20 Nov 2012 | Tony Leon | Original
Publication: BDlive
Brazil’s lashing together of sensible economics and pro-poor policies is
worthy of local application, writes Tony Leon
THE past week offered our
national trinity — trade unions, big business and the political class — some
key lessons from the Latins.
At the weekend, the
Congress of South African Trade Unions (Cosatu) enjoyed its "Lula
Moment", when former Brazilian president Luis Inacio Lula da Silva dropped
by in Johannesburg to share some of his recipes for successful governance.
Undoubtedly our political
elite would like to learn how, after two terms as president, he had an approval
rating of more than 80% on leaving office.
Lula’s headline
achievement was to disprove the sneering adage that Brazil was "the
country of the future, and always will be". Lula’s presidency from 2002 to
2010 saw the slumbering economic giant rise to global pre-eminence; earlier
this year it ousted the UK as the world’s sixth-biggest economy.
Its $2.5-trillion gross
domestic product has also been used to good effect and now inspires global
envy. As Nicholas Lemann noted: "Brazil has achieved a rare trifecta: high
growth (unlike the US and Europe), political freedom (unlike China) and falling
inequality (unlike practically everywhere)."
No doubt Cosatu and the
government will draw inspiration from the rise of 28-million Brazilians, 15% of
the population, from extreme poverty into the lower rungs of the middle class.
Our trade unions will
emphasise that its achievement was largely owing to the Bolsa Familia welfare
payments, credit access for small businesses and rising salaries.
But these impressive
accomplishments had a back story and Lula had a predecessor who built the
fiscal and monetary platform on which he stood. It is an open secret that Lula
and former president Fernando Henrique Cardoso, who beat Lula in the two
presidential elections they contested against each other in the 1990s, have a healthy
dislike for each other. Cardoso was shunned by Lula during the latter’s
presidency, and Cardoso recently derided Lulanomics as "government by cash
dispenser".
But it was the
combination of them both, the sociologist-turned-politician Cardoso and the metal
worker Lula, who overcame grinding poverty to reach the presidency, that
created the modern and much-admired Brazil. Cardoso slew the inflationary
dragon, which crested at a staggering 2,000% as recently as 1993. He did this
through a prudent mix of currency reforms and tight monetary and fiscal
policies. He became a hero of the country’s business and financial sectors.
Then, entering stage
left, Lula won power only by pledging to maintain his predecessor’s economic
course.
But he added to it his
populist charm and extended the reach of government to the country’s poor, to
whom his life story was heroic. In the process, he became, in the words of an
admiring critic, "a purveyor of pragmatic politics that were at once
pro-Wall Street and pro-Favella".
Of course, Brazil’s sheer
size makes it an inexact fit for South Africa. But its lashing together of
sensible economics and pro-poor policies and using presidential authority to
popularise both of them, is worthy of local application.

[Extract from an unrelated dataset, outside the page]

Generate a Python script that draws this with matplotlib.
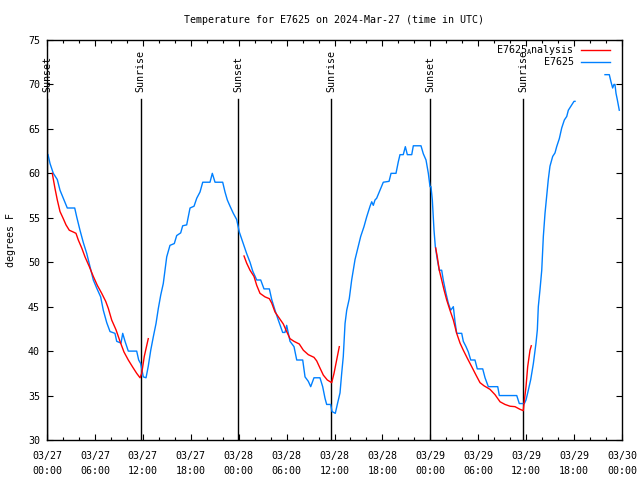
import numpy as np
import matplotlib
matplotlib.use("Agg")
import matplotlib.pyplot as plt

plt.rcParams['font.family'] = ['DejaVu Sans Mono']
plt.rcParams['mathtext.fontset'] = 'custom'
plt.rcParams['mathtext.tt'] = 'DejaVu Sans Mono'
plt.rcParams['mathtext.rm'] = 'DejaVu Sans Mono'

# hours since 03/27 00:00 UTC
obs_hours = [
    0.13, 0.38, 0.79, 1.29, 1.63, 2.04, 2.54, 3.47, 3.72, 4.13, 4.55, 4.97, 5.38,
    5.80, 6.22, 6.72, 7.05, 7.48, 7.89, 8.51, 8.73, 9.27, 9.48, 9.77, 10.18, 11.23,
    11.48, 11.73, 12.06, 12.40, 12.68, 12.99, 13.31, 13.65, 13.94, 14.24, 14.56,
    14.78, 14.99, 15.40, 15.94, 16.24, 16.74, 16.99, 17.49, 17.91, 18.41, 18.75,
    19.16, 19.50, 20.41, 20.70, 21.04, 22.00, 22.29, 22.58, 22.92, 23.33, 23.75,
    24.08, 24.58, 24.99, 25.42, 25.76, 26.26, 26.76, 27.17, 27.84, 28.14, 28.55,
    28.96, 29.51, 29.80, 30.01, 30.43, 30.93, 31.27, 32.02, 32.31, 32.72, 33.02,
    33.43, 34.18, 34.52, 34.81, 35.02, 35.52, 35.69, 36.10, 36.35, 36.69, 36.90,
    37.10, 37.32, 37.53, 37.85, 38.15, 38.57, 38.98, 39.28, 39.69, 40.03, 40.45,
    40.66, 40.86, 41.07, 41.28, 41.70, 42.11, 42.83, 43.08, 43.70, 43.99, 44.20,
    44.61, 44.87, 45.12, 45.67, 45.87, 46.83, 47.12, 47.46, 47.75, 47.96, 48.08,
    48.25, 48.37, 48.46, 48.62, 48.87, 49.12, 49.42, 49.62, 49.96, 50.25, 50.55,
    50.88, 51.09, 51.30, 51.93, 52.13, 52.47, 52.76, 53.06, 53.59, 53.88, 54.56,
    54.85, 55.26, 56.44, 56.64, 58.82, 59.14, 59.77, 59.98, 60.27, 60.57, 60.90,
    61.23, 61.40, 61.52, 61.73, 61.95, 62.15, 62.36, 62.57, 62.77, 62.98, 63.32,
    63.61, 63.82, 64.15, 64.45, 64.78, 65.08, 65.28, 65.70, 65.99, 66.12, 68.0,
    69.87, 70.41, 70.62, 70.83, 70.99, 71.12, 71.25, 71.41, 71.66,
]
obs_temp = [
    62.1, 61.1, 60.0, 59.3, 58.1, 57.2, 56.1, 56.1, 55.1, 53.6, 52.2, 51.0, 49.5,
    48.0, 47.1, 46.1, 44.6, 43.2, 42.2, 42.0, 41.1, 40.9, 42.0, 41.1, 40.0, 40.0,
    39.0, 38.6, 37.1, 37.0, 38.3, 40.1, 41.6, 43.1, 44.8, 46.3, 47.6,
    49.1, 50.6, 51.9, 52.1, 53.0, 53.3, 54.1, 54.2, 56.1, 56.3, 57.2,
    57.9, 59.0, 59.0, 60.0, 59.0, 59.0, 57.9, 57.0, 56.3, 55.5, 54.8,
    53.4, 52.1, 51.0, 50.0, 49.0, 48.0, 48.0, 47.0, 47.0, 45.8, 44.6,
    43.5, 42.1, 42.1, 42.9, 41.1, 40.5, 39.0, 39.0, 37.1, 36.6, 36.0,
    37.0, 37.0, 36.0, 34.7, 34.0, 34.0, 33.2, 33.0, 34.0, 35.3, 37.5,
    39.4, 43.1, 44.6, 45.9, 48.0, 50.3, 51.8, 52.9, 54.0, 55.1, 56.3,
    56.8, 56.4, 57.0, 57.2, 58.1, 59.0, 59.1, 60.0, 60.0, 61.3, 62.1,
    62.1, 63.0, 62.1, 62.1, 63.1, 63.1, 62.2, 61.5, 60.0, 58.5, 58.5,
    57.0, 55.1, 53.6, 51.8, 50.3, 49.1, 49.1, 48.0, 46.5, 45.4, 44.6,
    45.0, 43.3, 42.0, 42.0, 41.1, 40.5, 39.9, 39.0, 39.0, 38.0, 38.0,
    37.0, 36.0, 36.0, 35.0, 35.0, 34.1, 34.1, 34.5, 35.6, 36.8, 38.6,
    40.9, 42.4, 45.0, 46.9, 49.1, 52.9, 55.5, 57.4, 59.3, 60.8, 61.9,
    62.3, 63.0, 63.9, 65.1, 66.0, 66.4, 67.1, 67.7, 68.1, 68.1, np.nan,
    71.1, 71.1, 70.3, 69.6, 70.0, 70.0, 69.0, 68.3, 67.1,
]

ana1_hours = [0.66, 1.00, 1.29, 1.63, 2.04, 2.38, 2.79, 3.29, 3.63, 3.92, 4.35, 4.76,
              5.30, 5.80, 6.30, 6.85, 7.35, 7.68, 8.10, 8.64, 9.14, 9.64, 10.18,
              10.73, 11.23, 11.65, 11.86, 12.18, 12.68]
ana1_temp = [60.0, 58.3, 57.0, 55.7, 54.9, 54.2, 53.6, 53.4, 53.25, 52.5, 51.6, 50.6,
             49.5, 48.4, 47.4, 46.5, 45.6, 44.8, 43.5, 42.4, 41.1, 39.9, 39.0,
             38.2, 37.5, 37.0, 37.5, 39.4, 41.4]
ana2_hours = [24.67, 25.00, 25.42, 25.92, 26.26, 26.67, 27.30, 27.84, 28.14, 28.55,
              29.09, 29.59, 30.01, 30.43, 30.93, 31.59, 32.10, 32.72, 33.43, 33.77,
              34.18, 34.60, 35.10, 35.65, 35.94, 36.27, 36.60]
ana2_temp = [50.7, 49.9, 49.1, 48.4, 47.4, 46.5, 46.1, 45.9, 45.4, 44.4,
             43.7, 43.05, 42.2, 41.4, 41.1, 40.8, 40.1, 39.6, 39.3, 38.9,
             38.1, 37.3, 36.75, 36.45, 37.5, 39.0, 40.5]
ana3_hours = [48.67, 48.87, 49.12, 49.42, 49.71, 50.05, 50.46, 50.88, 51.30, 51.72,
              52.13, 52.63, 53.18, 53.72, 54.22, 54.72, 55.47, 56.10, 56.73, 57.35,
              57.98, 58.60, 59.23, 59.64, 59.73, 59.98, 60.19, 60.48, 60.64]
ana3_temp = [51.6, 50.6, 49.1, 48.0, 46.9, 45.75, 44.6, 43.5, 42.0, 40.9,
             40.1, 39.2, 38.25, 37.3, 36.45, 36.1, 35.7, 35.1, 34.3, 34.0,
             33.8, 33.75, 33.45, 33.3, 34.1, 36.0, 38.25, 40.1, 40.6]

sun_hours = [0.0, 11.71, 23.92, 35.56, 47.96, 59.60]
sun_labels = ["Sunset", "Sunrise", "Sunset", "Sunrise", "Sunset", "Sunrise"]

tick_hours = list(range(0, 73, 6))
tick_labels = ["03/27\n00:00", "03/27\n06:00", "03/27\n12:00", "03/27\n18:00",
               "03/28\n00:00", "03/28\n06:00", "03/28\n12:00", "03/28\n18:00",
               "03/29\n00:00", "03/29\n06:00", "03/29\n12:00", "03/29\n18:00",
               "03/30\n00:00"]

RED = '#ff0000'
BLUE = '#0080ff'
FS = 7.2

fig = plt.figure(figsize=(6.4, 4.8), dpi=100)
ax = fig.add_axes([47 / 640, 40 / 480, 575 / 640, 400 / 480])

for h, lab in zip(sun_hours, sun_labels):
    ax.plot([h, h], [30, 68.4], color='black', lw=1.0, zorder=1)
    ax.text(h, 69.2, lab, rotation=90, ha='center', va='bottom', fontsize=FS)

ax.plot(obs_hours, obs_temp, color=BLUE, lw=1.0, zorder=2)
for hh, tt in [(ana1_hours, ana1_temp), (ana2_hours, ana2_temp), (ana3_hours, ana3_temp)]:
    ax.plot(hh, tt, color=RED, lw=1.0, zorder=3)

ax.set_xlim(0, 72)
ax.set_ylim(30, 75)
ax.set_xticks(tick_hours)
ax.set_xticklabels(tick_labels, fontsize=FS, linespacing=1.6)
ax.set_xticks(np.arange(0, 73, 2), minor=True)
ax.set_yticks(np.arange(30, 76, 5))
ax.set_yticklabels([str(v) for v in range(30, 76, 5)], fontsize=FS)
ax.tick_params(which='both', direction='in', top=True, right=True, width=0.8)
ax.tick_params(axis='y', which='major', length=4.5, pad=5)
ax.tick_params(axis='x', which='major', length=4.5, pad=8)
ax.tick_params(which='minor', length=2.5)
for s in ax.spines.values():
    s.set_linewidth(1.0)

ax.set_ylabel("degrees F", fontsize=FS, labelpad=9)
fig.text(334.5 / 640, 1 - 20 / 480, "Temperature for E7625 on 2024-Mar-27 (time in UTC)",
         ha='center', va='center', fontsize=FS)

# legend drawn by hand: text right-aligned, sample line to the right
legend_rows = [(r"E7625$_\mathtt{A}$nalysis", RED, 0.976), ("E7625", BLUE, 0.944)]
for lab, col, y in legend_rows:
    ax.text(0.9165, y, lab, transform=ax.transAxes, ha='right', va='center', fontsize=FS)
    ax.plot([0.9287, 0.9791], [y, y], transform=ax.transAxes, color=col, lw=1.0)

fig.savefig("out.png", dpi=100)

Brazil’s neighbour, Argentina,
has hewed a much less successful path. While Cardoso was making way for Lula in
December 2001, Argentina entered national bankruptcy when it posted the world’s
largest sovereign debt default to the tune of $160bn.
Argentina seemed an
improbable place to buy a bank. But just four years after this financial
meltdown, Standard Bank did precisely that and went on, under its blue and
white brand, to create the seventh-largest retail bank in one of the more
economically challenging markets. Last week, the Argentinian Central Bank
confirmed the sale of Standard Bank Argentina to the Chinese ICBC Bank, the
minority shareholder of the South African parent. For its sale of 80% of its
share of the Argentinian operation, Standard Bank will receive $650m, a mouthwatering
return on investment.
Standard Bank’s outsize
success in South America was largely achieved through prudent lending, smart
marketing and the individual skills of Johan Roets, its flamboyant and savvy
head of private and business banking.
Finally from the far
south last week, the BBC website featured the remarkable president of Uruguay,
José "Pepe" Mujica.
Of the heads of state I
have met, his background as a leading member of the armed insurgency against
Uruguay’s authoritarian military rulers in the 1970s, including his
imprisonment for 14 years, most closely resembled the biographies of former
struggle activists now governing South Africa.
But there is a singular
difference: as the BBC billed him, he is also "the poorest president in
the world".
In contrast to the riches
acquired and deference expected by leaders elsewhere, Mujica’s election in late
2009 has not led to any change to his admirably austere lifestyle. He continues
to live with his wife on a very modest farm on the outskirts of Montevideo and
records as his only asset an "elderly" Volkswagen Beetle. He also
donates the bulk of his presidential salary to charity.